▸ Your goal
Omit all pictures and transcribe only the lines in the entries below that run from the line with "Write a Python" through the line with "fontsize=30, family='Liberation Serif', color='black')".

[Records with drawing code]

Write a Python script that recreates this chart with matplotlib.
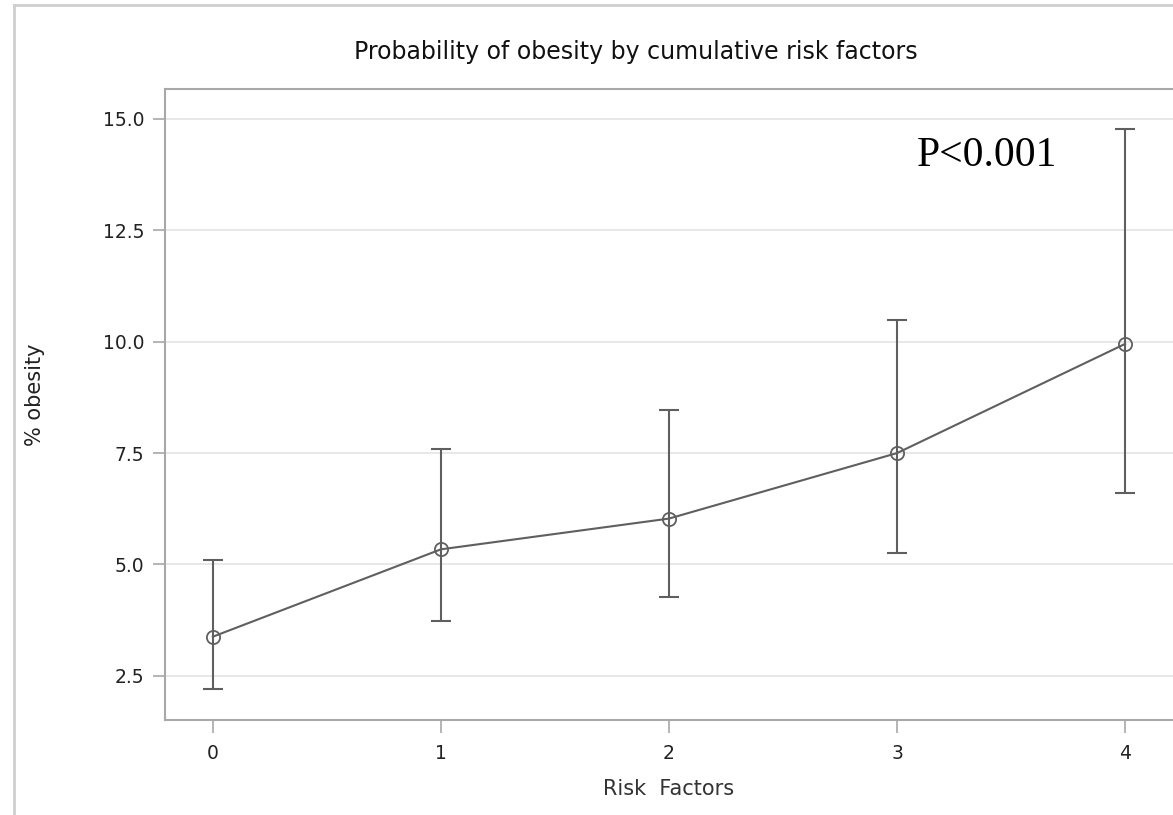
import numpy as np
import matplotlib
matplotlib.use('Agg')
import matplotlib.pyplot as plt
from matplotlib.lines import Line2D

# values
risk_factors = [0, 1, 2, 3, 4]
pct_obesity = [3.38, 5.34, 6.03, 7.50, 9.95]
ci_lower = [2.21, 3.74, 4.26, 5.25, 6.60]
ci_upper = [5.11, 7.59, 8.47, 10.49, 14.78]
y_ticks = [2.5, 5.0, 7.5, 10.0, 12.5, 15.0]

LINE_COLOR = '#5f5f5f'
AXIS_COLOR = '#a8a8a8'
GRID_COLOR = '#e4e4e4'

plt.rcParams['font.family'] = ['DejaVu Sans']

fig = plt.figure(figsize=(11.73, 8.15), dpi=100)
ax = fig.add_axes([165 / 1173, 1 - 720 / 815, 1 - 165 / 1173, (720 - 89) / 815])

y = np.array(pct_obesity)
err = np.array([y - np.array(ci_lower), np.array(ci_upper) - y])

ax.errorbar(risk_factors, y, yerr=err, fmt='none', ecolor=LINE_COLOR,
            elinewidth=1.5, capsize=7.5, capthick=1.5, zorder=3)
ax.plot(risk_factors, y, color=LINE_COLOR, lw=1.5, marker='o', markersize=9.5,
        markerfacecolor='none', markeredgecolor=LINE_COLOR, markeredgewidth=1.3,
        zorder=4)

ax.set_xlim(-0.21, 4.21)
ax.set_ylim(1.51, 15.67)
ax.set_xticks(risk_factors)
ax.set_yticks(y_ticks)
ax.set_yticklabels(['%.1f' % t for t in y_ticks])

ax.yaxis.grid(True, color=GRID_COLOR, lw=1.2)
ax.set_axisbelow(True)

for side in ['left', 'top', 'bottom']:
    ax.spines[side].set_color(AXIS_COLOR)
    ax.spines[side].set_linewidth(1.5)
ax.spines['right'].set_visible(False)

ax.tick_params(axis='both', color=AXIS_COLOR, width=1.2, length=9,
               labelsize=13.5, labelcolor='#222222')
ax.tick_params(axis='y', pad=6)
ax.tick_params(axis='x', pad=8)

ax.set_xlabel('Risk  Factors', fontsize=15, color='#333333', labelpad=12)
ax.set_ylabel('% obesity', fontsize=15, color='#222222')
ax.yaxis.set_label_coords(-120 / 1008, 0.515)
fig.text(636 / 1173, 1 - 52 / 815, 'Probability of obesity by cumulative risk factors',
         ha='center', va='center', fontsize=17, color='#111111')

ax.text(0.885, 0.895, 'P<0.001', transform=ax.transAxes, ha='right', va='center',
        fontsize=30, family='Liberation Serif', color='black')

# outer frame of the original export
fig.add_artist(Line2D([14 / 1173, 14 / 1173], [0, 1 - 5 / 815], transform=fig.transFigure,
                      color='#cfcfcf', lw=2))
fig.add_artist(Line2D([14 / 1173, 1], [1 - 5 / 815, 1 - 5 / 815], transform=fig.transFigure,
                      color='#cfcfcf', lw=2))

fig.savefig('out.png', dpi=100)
...
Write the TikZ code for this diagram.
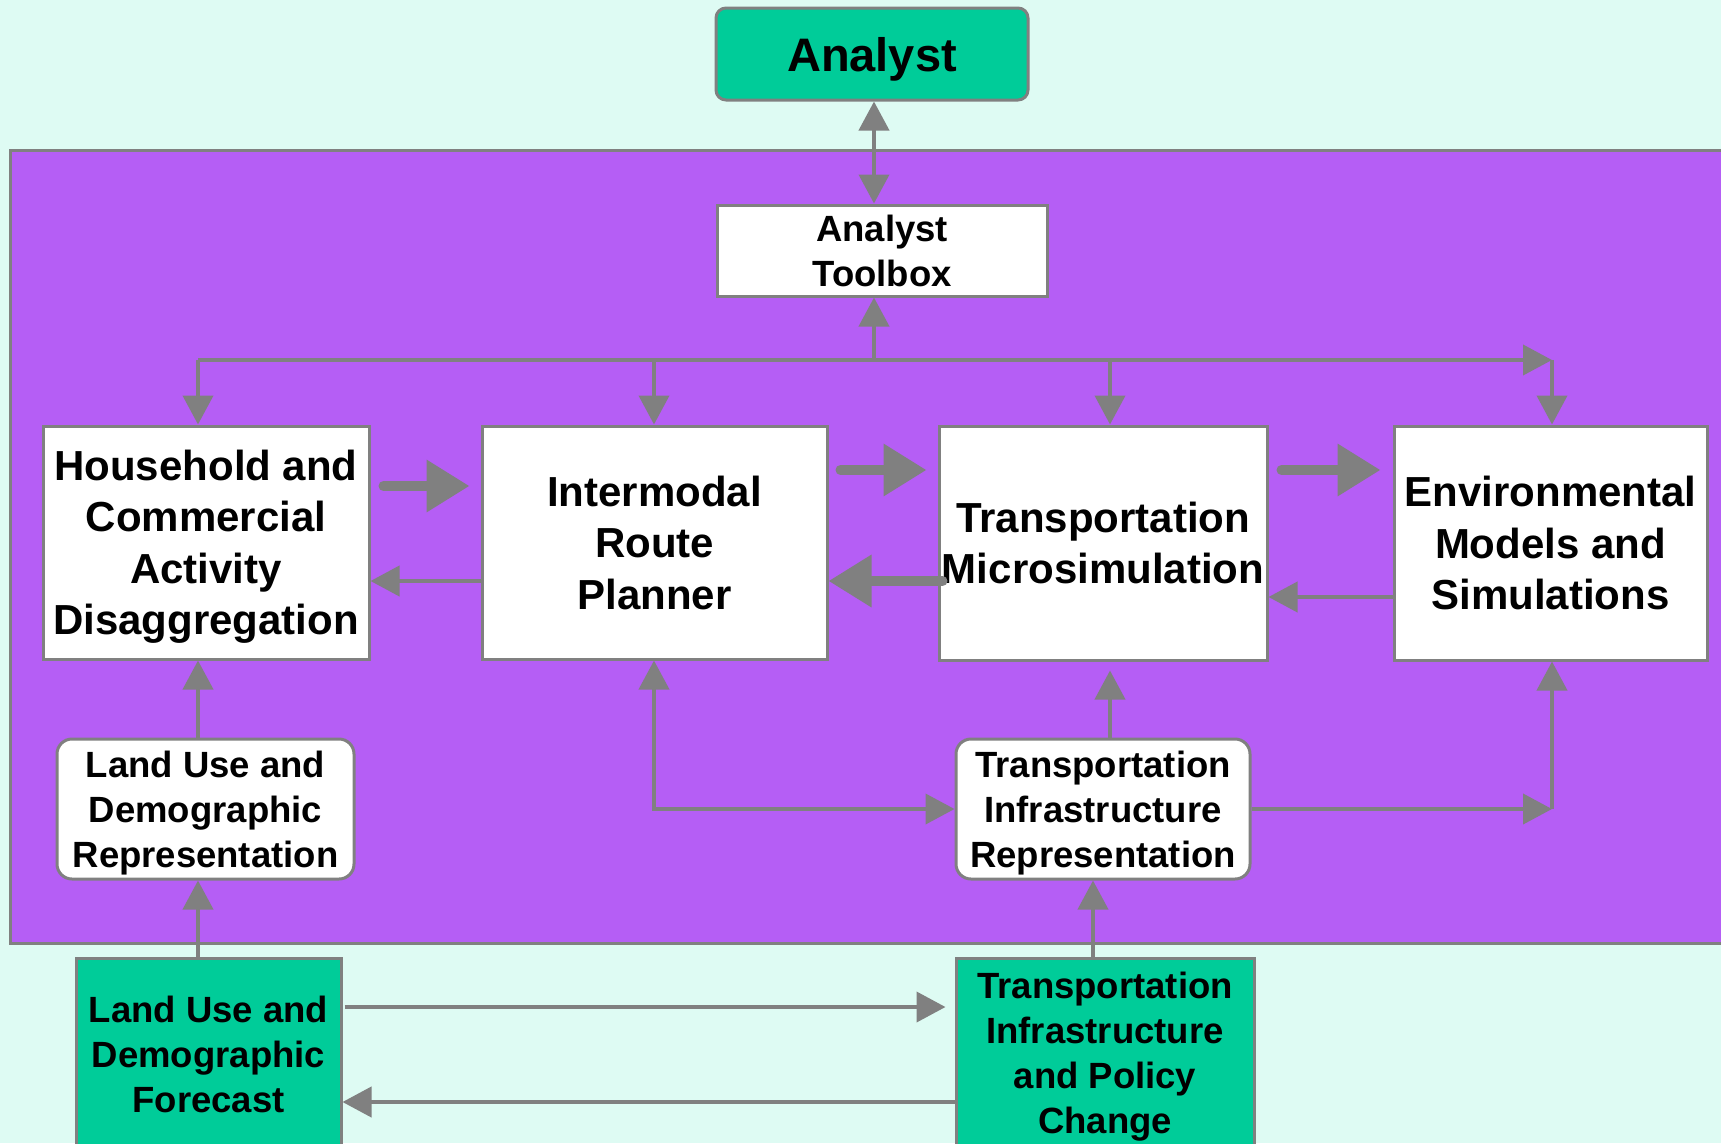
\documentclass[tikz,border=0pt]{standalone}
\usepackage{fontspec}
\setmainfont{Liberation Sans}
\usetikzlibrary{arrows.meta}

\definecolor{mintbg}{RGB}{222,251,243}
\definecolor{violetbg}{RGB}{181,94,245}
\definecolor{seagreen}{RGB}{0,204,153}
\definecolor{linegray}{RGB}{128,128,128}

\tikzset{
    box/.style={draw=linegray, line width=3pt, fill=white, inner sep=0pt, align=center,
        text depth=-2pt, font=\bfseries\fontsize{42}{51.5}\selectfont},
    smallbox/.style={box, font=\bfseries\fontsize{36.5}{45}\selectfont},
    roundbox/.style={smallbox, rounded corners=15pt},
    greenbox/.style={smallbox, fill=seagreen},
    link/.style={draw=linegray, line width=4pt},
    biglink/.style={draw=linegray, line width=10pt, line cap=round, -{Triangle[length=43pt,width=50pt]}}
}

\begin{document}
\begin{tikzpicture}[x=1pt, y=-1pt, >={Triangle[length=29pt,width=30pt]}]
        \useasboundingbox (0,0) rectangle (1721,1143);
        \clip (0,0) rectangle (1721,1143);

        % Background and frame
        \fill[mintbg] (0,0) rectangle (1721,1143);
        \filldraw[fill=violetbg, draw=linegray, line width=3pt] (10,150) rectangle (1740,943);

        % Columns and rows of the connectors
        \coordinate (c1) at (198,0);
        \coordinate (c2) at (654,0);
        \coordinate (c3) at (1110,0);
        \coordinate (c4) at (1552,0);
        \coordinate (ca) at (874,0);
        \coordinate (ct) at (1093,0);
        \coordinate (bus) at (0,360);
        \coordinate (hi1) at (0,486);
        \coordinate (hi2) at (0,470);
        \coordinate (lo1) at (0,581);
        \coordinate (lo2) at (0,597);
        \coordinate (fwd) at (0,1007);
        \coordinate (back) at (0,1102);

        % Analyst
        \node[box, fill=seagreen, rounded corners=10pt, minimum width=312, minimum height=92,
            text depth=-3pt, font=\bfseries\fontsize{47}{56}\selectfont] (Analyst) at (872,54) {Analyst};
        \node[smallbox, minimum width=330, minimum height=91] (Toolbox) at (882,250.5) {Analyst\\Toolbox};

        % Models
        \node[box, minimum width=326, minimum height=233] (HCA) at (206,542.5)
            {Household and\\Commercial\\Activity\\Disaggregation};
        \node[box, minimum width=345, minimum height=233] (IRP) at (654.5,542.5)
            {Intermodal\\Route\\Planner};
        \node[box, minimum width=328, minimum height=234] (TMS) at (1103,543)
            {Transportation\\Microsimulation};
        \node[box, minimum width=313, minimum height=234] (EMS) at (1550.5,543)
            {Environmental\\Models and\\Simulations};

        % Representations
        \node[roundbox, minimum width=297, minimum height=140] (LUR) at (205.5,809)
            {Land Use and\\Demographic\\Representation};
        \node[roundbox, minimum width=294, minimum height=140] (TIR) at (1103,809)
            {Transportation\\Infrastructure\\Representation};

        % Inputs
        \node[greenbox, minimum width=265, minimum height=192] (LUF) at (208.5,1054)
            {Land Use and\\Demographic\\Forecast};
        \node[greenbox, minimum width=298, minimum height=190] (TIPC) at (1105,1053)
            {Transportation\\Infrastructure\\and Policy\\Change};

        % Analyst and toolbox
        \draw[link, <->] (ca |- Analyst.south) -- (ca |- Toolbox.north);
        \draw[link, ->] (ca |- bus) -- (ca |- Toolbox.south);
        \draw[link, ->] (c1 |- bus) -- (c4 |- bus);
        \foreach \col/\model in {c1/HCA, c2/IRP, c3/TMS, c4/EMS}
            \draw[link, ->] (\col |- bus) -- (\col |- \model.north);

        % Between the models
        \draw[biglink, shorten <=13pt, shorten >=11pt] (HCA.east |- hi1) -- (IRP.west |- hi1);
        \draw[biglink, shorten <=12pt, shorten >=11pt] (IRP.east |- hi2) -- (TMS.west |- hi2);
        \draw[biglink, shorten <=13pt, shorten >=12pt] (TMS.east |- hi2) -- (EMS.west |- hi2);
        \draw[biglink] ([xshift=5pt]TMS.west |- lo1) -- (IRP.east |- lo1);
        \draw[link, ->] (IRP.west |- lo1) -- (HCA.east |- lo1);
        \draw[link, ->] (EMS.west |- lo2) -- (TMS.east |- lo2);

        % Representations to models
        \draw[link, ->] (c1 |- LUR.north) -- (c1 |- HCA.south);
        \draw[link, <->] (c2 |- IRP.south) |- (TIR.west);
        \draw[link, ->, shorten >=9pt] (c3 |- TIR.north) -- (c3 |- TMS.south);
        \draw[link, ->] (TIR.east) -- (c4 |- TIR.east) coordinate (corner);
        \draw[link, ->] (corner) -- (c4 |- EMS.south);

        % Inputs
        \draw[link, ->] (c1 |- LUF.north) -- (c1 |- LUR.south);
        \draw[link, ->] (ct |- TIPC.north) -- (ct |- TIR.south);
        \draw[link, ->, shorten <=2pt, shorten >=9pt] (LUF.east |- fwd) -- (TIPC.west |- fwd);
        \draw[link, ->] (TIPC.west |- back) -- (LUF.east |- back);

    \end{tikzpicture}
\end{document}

▸ Task output
Write a Python script that recreates this chart with matplotlib.
import numpy as np
import matplotlib
matplotlib.use('Agg')
import matplotlib.pyplot as plt
from matplotlib.lines import Line2D

# values
risk_factors = [0, 1, 2, 3, 4]
pct_obesity = [3.38, 5.34, 6.03, 7.50, 9.95]
ci_lower = [2.21, 3.74, 4.26, 5.25, 6.60]
ci_upper = [5.11, 7.59, 8.47, 10.49, 14.78]
y_ticks = [2.5, 5.0, 7.5, 10.0, 12.5, 15.0]

LINE_COLOR = '#5f5f5f'
AXIS_COLOR = '#a8a8a8'
GRID_COLOR = '#e4e4e4'

plt.rcParams['font.family'] = ['DejaVu Sans']

fig = plt.figure(figsize=(11.73, 8.15), dpi=100)
ax = fig.add_axes([165 / 1173, 1 - 720 / 815, 1 - 165 / 1173, (720 - 89) / 815])

y = np.array(pct_obesity)
err = np.array([y - np.array(ci_lower), np.array(ci_upper) - y])

ax.errorbar(risk_factors, y, yerr=err, fmt='none', ecolor=LINE_COLOR,
            elinewidth=1.5, capsize=7.5, capthick=1.5, zorder=3)
ax.plot(risk_factors, y, color=LINE_COLOR, lw=1.5, marker='o', markersize=9.5,
        markerfacecolor='none', markeredgecolor=LINE_COLOR, markeredgewidth=1.3,
        zorder=4)

ax.set_xlim(-0.21, 4.21)
ax.set_ylim(1.51, 15.67)
ax.set_xticks(risk_factors)
ax.set_yticks(y_ticks)
ax.set_yticklabels(['%.1f' % t for t in y_ticks])

ax.yaxis.grid(True, color=GRID_COLOR, lw=1.2)
ax.set_axisbelow(True)

for side in ['left', 'top', 'bottom']:
    ax.spines[side].set_color(AXIS_COLOR)
    ax.spines[side].set_linewidth(1.5)
ax.spines['right'].set_visible(False)

ax.tick_params(axis='both', color=AXIS_COLOR, width=1.2, length=9,
               labelsize=13.5, labelcolor='#222222')
ax.tick_params(axis='y', pad=6)
ax.tick_params(axis='x', pad=8)

ax.set_xlabel('Risk  Factors', fontsize=15, color='#333333', labelpad=12)
ax.set_ylabel('% obesity', fontsize=15, color='#222222')
ax.yaxis.set_label_coords(-120 / 1008, 0.515)
fig.text(636 / 1173, 1 - 52 / 815, 'Probability of obesity by cumulative risk factors',
         ha='center', va='center', fontsize=17, color='#111111')

ax.text(0.885, 0.895, 'P<0.001', transform=ax.transAxes, ha='right', va='center',
        fontsize=30, family='Liberation Serif', color='black')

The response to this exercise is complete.